I’m big on gratitude as it’s a daily practice of mine, because I’ve learned if you don’t appreciate the little things the big ones might lose their fluff after a couple of days.

But I learned this lesson as an adult.

I thought it would be great to get my kids to be mindful of moments and practice gratitude with me. I thought maybe I’d step it up as a parent.
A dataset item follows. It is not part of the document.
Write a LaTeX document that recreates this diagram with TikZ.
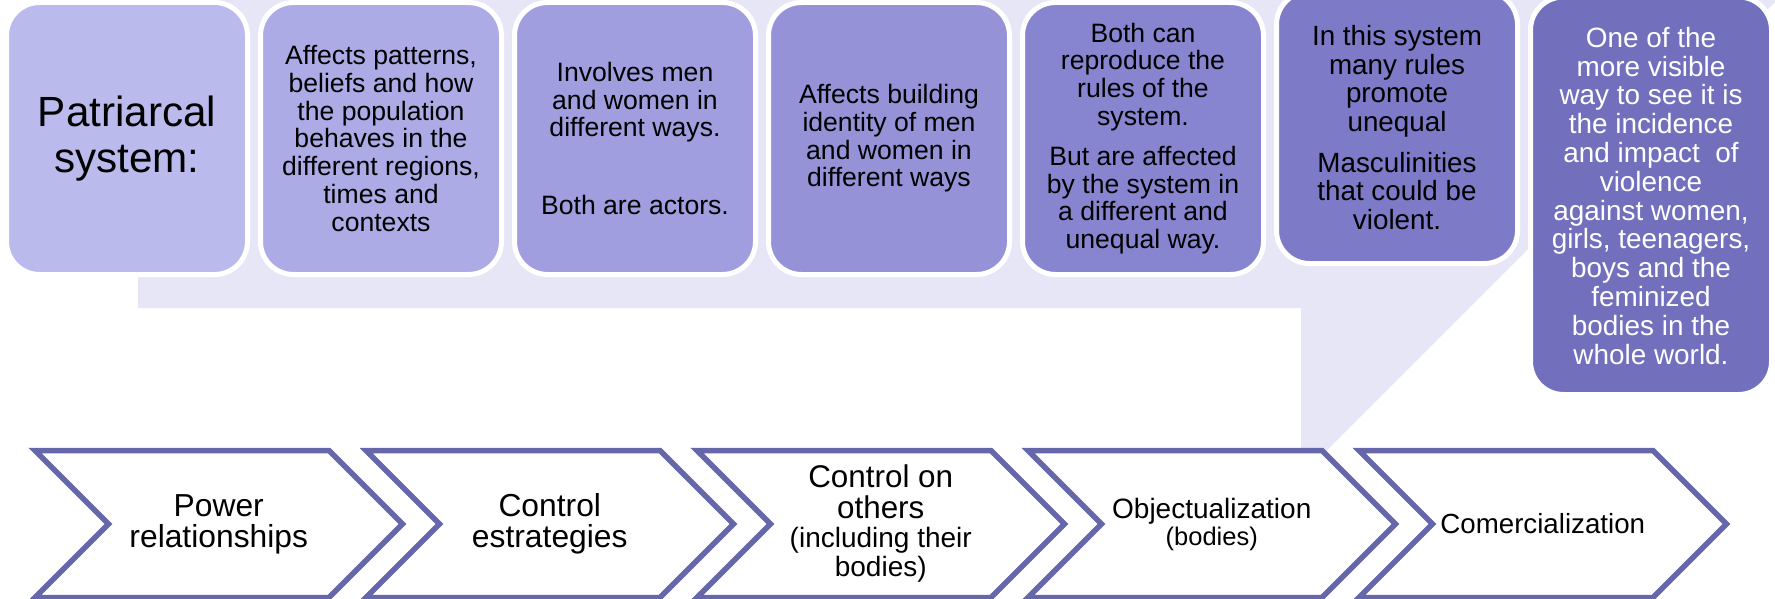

So I got the idea from Mr. Tim Ferriss, and if you haven’t met or heard of Tim Ferriss, I stronggggggggggggggggggggly suggest you check out his podcast. He’s right on the mark, discovering strategies, routines, and stories that can affect change and help improve your life.  From Navy SEALs to Tony Robbins, to storytellers, to scholars, to actors like Jamie Foxx he covers it all and I’ve definitely picked up some good tips. Over 200 episodes and I found the one, well several actually, that gave me a moment … a pause … a shift that added something. This one in particular helped in parenting, helped with kids, could help with anything really, but thought kids would learn from this lesson.

The Jar of Awesome.

Just a regular mason jar with the word AWESOME written across it and any time a moment of awesome, big or small, took place, we’d write it down and put it in the jar so that we could remember. We’d write it down, so that when things happen, we can be grateful for them, mindful, we can remember things that were made to be Kodak moments of the heart, even when you don’t have a camera.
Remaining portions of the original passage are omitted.